Après avoir survécu à la fournaise qu'est ma voiture, je cours dans les vestiaires, dépose mes affaires et enfile mon tablier. Mes cheveux sont en bataille, mes joues aussi rouges qu'un camion de pompier, et je viens juste de remarquer que mes collants sont effilés. Cette journée commence à peine et je veux déjà qu'elle se termine. Le seul point positif, c'est que ma meilleure amie est là. Je reconnaîtrais sa chevelure rousse entre mille.

— Tu as une sale tête, toi, dit-elle en fronçant les sourcils.

Je m'avance pour la prendre dans mes bras. J'avais vraiment besoin d'un câlin.

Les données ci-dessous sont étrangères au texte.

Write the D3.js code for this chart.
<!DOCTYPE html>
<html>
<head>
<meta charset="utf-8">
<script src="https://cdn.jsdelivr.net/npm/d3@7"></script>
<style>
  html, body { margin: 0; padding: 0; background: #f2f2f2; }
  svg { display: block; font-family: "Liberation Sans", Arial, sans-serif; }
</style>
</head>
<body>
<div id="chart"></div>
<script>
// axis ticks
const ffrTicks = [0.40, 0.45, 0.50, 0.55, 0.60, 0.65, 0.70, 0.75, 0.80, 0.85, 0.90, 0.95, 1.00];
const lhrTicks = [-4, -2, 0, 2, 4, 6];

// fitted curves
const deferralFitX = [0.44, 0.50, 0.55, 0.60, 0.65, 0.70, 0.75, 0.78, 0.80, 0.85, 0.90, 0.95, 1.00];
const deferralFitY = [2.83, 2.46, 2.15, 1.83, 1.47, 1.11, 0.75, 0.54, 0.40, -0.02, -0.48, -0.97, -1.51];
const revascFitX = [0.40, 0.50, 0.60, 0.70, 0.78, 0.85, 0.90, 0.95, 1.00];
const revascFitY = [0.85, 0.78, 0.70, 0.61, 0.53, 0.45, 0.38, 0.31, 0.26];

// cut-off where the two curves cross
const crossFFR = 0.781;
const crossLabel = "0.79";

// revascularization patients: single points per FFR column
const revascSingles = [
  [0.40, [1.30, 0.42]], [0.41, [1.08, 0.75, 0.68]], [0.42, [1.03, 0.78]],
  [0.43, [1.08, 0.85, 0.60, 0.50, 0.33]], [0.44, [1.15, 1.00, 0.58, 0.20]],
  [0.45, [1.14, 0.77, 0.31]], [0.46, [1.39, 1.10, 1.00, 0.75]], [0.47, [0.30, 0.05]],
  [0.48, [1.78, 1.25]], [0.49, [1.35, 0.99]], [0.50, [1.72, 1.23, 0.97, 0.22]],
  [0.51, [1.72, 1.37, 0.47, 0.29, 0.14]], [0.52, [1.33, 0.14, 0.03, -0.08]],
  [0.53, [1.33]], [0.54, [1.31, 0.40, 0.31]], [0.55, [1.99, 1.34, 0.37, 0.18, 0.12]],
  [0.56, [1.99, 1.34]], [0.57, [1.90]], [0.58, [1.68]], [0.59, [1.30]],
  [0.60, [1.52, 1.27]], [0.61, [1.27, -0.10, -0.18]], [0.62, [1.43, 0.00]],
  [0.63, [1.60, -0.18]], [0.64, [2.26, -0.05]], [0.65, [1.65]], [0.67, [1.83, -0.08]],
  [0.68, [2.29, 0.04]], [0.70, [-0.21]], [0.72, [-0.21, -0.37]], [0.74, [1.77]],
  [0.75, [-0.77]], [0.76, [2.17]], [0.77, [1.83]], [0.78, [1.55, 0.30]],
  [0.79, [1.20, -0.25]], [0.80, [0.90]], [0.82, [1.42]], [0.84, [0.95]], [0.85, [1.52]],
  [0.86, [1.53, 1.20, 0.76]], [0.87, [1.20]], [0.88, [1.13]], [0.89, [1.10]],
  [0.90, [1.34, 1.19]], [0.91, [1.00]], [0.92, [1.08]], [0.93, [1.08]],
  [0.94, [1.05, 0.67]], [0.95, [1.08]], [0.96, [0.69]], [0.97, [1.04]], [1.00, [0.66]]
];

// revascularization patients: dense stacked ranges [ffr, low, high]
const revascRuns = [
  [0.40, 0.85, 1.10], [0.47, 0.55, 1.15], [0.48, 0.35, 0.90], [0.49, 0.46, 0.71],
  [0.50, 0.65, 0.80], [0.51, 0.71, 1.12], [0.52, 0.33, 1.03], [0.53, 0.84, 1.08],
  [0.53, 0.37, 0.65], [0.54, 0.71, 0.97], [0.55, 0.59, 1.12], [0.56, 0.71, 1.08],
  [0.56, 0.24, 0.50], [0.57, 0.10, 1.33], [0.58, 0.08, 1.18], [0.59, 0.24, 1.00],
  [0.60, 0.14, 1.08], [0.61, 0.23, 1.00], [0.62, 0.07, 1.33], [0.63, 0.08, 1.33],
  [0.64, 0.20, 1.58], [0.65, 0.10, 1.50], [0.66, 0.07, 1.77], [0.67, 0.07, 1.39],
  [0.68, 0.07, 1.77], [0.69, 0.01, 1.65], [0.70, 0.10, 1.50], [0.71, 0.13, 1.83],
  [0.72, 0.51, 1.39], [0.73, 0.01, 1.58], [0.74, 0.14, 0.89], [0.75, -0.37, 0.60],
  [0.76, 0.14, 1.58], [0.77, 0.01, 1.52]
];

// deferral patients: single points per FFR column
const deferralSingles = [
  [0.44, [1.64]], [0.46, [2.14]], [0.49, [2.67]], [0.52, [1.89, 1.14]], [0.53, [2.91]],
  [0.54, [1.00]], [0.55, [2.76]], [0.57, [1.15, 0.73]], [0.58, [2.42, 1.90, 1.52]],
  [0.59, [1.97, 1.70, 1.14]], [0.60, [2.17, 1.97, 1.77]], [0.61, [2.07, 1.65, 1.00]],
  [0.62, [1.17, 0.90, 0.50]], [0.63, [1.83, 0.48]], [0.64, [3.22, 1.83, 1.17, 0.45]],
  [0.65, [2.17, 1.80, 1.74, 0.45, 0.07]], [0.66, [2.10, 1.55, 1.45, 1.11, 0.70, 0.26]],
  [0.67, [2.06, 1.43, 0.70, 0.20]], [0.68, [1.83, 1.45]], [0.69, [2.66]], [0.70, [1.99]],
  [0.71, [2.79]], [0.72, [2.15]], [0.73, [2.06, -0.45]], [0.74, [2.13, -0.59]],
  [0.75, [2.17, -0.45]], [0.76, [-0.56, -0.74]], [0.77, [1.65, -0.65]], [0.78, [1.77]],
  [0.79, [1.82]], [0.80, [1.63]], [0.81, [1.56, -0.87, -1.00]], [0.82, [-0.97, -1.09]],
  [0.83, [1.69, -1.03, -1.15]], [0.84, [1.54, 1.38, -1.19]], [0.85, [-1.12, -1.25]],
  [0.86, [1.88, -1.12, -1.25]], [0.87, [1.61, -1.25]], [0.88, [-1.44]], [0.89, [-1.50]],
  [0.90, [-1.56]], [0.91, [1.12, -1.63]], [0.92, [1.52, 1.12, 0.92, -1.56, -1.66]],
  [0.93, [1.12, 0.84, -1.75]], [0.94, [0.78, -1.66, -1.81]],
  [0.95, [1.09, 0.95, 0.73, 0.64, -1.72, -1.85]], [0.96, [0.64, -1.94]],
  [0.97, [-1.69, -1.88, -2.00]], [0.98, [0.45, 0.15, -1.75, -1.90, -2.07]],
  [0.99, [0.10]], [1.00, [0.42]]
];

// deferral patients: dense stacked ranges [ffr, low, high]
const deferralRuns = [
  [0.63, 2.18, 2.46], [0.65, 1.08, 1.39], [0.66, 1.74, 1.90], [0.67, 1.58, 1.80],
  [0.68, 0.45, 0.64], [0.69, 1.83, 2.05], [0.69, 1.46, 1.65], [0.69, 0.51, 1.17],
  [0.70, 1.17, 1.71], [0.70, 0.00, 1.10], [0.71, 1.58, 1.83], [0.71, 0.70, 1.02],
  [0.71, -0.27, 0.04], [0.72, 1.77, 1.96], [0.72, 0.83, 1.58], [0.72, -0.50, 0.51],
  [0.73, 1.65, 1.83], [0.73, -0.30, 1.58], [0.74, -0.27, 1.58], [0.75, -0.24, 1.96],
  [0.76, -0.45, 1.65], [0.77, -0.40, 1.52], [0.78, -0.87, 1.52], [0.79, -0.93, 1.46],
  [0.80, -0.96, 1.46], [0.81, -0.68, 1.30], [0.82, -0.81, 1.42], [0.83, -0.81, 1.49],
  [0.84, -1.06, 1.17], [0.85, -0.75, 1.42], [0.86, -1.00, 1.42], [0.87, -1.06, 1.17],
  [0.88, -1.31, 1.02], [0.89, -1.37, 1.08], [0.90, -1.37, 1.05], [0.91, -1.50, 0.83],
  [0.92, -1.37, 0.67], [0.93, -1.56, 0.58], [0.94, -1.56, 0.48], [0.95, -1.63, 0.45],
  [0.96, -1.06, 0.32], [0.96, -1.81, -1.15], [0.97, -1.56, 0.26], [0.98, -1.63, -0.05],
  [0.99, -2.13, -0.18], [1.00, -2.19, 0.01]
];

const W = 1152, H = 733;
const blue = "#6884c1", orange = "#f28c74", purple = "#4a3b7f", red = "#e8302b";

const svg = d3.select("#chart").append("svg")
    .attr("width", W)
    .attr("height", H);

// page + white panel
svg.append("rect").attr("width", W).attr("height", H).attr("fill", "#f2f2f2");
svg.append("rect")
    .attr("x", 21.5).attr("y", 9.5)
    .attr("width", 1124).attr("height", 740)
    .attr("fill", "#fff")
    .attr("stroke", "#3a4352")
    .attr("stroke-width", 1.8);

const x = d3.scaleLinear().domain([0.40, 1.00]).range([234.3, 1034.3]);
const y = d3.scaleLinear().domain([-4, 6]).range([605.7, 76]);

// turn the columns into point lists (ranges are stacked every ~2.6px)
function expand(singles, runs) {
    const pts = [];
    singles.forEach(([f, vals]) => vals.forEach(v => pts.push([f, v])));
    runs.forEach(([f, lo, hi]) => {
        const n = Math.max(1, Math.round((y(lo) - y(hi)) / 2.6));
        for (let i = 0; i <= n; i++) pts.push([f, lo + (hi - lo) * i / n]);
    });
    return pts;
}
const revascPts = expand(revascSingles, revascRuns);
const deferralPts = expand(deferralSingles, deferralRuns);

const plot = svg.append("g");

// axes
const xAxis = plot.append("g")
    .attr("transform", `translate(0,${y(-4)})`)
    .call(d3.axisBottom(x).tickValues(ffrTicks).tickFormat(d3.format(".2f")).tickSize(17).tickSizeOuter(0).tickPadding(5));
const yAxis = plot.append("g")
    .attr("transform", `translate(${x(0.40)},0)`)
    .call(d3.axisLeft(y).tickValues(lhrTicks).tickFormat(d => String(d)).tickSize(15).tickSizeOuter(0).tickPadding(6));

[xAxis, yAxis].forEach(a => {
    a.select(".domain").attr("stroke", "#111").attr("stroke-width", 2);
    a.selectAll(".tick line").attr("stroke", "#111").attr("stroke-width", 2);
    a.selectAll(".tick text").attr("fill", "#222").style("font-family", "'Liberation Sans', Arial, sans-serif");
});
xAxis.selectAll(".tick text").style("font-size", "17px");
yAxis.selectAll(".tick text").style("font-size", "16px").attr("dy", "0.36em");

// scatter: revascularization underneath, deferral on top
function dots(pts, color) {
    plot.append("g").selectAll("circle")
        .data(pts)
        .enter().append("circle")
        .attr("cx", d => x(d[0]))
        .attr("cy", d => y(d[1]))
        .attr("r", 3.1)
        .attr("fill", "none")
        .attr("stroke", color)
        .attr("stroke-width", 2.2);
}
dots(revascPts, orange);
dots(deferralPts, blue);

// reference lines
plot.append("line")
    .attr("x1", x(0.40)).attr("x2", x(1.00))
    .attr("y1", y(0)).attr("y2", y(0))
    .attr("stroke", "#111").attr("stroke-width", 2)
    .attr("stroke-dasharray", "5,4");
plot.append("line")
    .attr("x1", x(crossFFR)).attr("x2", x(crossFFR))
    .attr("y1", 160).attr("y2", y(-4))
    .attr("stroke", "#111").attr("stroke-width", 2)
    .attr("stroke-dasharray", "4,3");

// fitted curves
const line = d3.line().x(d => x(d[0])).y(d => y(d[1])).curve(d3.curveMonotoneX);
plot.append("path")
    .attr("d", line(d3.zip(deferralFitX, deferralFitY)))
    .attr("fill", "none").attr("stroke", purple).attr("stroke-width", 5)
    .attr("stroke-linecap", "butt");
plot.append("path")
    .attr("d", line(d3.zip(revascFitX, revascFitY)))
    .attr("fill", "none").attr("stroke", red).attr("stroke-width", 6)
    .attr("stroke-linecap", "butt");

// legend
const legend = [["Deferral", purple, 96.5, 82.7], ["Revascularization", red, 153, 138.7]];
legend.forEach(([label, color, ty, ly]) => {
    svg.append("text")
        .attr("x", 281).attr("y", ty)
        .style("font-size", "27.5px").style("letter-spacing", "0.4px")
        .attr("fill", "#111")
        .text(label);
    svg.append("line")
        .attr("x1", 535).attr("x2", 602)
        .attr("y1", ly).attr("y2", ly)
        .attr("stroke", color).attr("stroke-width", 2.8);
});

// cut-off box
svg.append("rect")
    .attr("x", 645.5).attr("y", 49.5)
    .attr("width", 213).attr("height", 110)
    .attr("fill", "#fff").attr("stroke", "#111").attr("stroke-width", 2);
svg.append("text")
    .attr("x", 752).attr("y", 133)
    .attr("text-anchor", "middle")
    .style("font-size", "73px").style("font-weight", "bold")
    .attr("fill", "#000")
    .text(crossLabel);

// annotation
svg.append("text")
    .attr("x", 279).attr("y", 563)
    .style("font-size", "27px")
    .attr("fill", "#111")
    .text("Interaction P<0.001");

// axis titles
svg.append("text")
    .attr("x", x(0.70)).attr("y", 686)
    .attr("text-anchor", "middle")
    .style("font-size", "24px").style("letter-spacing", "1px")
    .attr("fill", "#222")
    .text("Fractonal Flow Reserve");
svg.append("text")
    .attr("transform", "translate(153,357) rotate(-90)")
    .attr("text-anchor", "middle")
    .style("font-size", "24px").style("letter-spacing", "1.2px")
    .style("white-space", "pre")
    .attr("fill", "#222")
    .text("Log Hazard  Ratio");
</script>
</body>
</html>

— Dure matinée ? me demande Steph, un sourire moqueur aux lèvres en désignant mes collants abîmés.

Je lève les yeux au ciel avant de répondre :

— Laisse tomber. J'ai raté mon réveil, je ne trouvais plus mes clés, je n'ai même pas eu le temps de boire un café. Et tu sais comment je suis sans ma dose de caféine... dis-je d'un ton blasé, ce qui la fait rire.

Il est à peine 8h30, et la file devant le café s'étend déjà jusqu'à la moitié du trottoir. Je suis ravie de fournir aux clients la dose de caféine qui me manque cruellement. Nous faisons signe aux gens d'avancer et commençons notre service. Les premières heures passent rapidement, et l'horloge affiche déjà dix heures. Il est enfin temps pour moi de faire une pause-café et cigarette.

Je prends mon gobelet en carton rempli de la meilleure invention du monde : le cappuccino au caramel. Je m'installe dehors, sous le soleil, et prends une grande gorgée de cette délicieuse boisson. Je ne sais pas si c'est parce que j'en avais vraiment besoin, mais chaque gorgée me donne l'impression de recevoir une piqûre d'adrénaline. Je glisse une cigarette entre mes lèvres et l'allume. La nicotine envahit doucement mon corps, pour mon plus grand plaisir.

Je ne fume qu'au travail ou en soirée. Personne ne le sait à la maison, et c'est sûrement mieux ainsi. Mon père est farouchement anti-tabac, et je n'ai aucune envie d'entendre ses sermons interminables. En général, je laisse mon paquet de cigarettes et mon briquet dans ma voiture pour ne pas courir le risque que les deux petits monstres de la maison les trouvent. Ma mère, quant à elle, souffre d'un cancer du sein et a déjà du mal à respirer, inutile de lui rajouter un nuage de fumée en plus.

À 18 ans, juste après avoir eu mon diplôme, ma mère a commencé à être malade. J'ai trouvé ce boulot pour aider mes parents à payer le traitement et les factures de la maison. Le seul point positif, c'est que je passe plus de temps avec Aiden et Lily depuis que j'ai quitté mon appartement. Lily et Aiden ont sept ans, et ils sont comme mes propres enfants. Si je travaille aussi dur, c'est principalement pour eux. Je veux qu'ils aient une enfance heureuse, qu'ils aient tout ce que je n'ai pas pu avoir.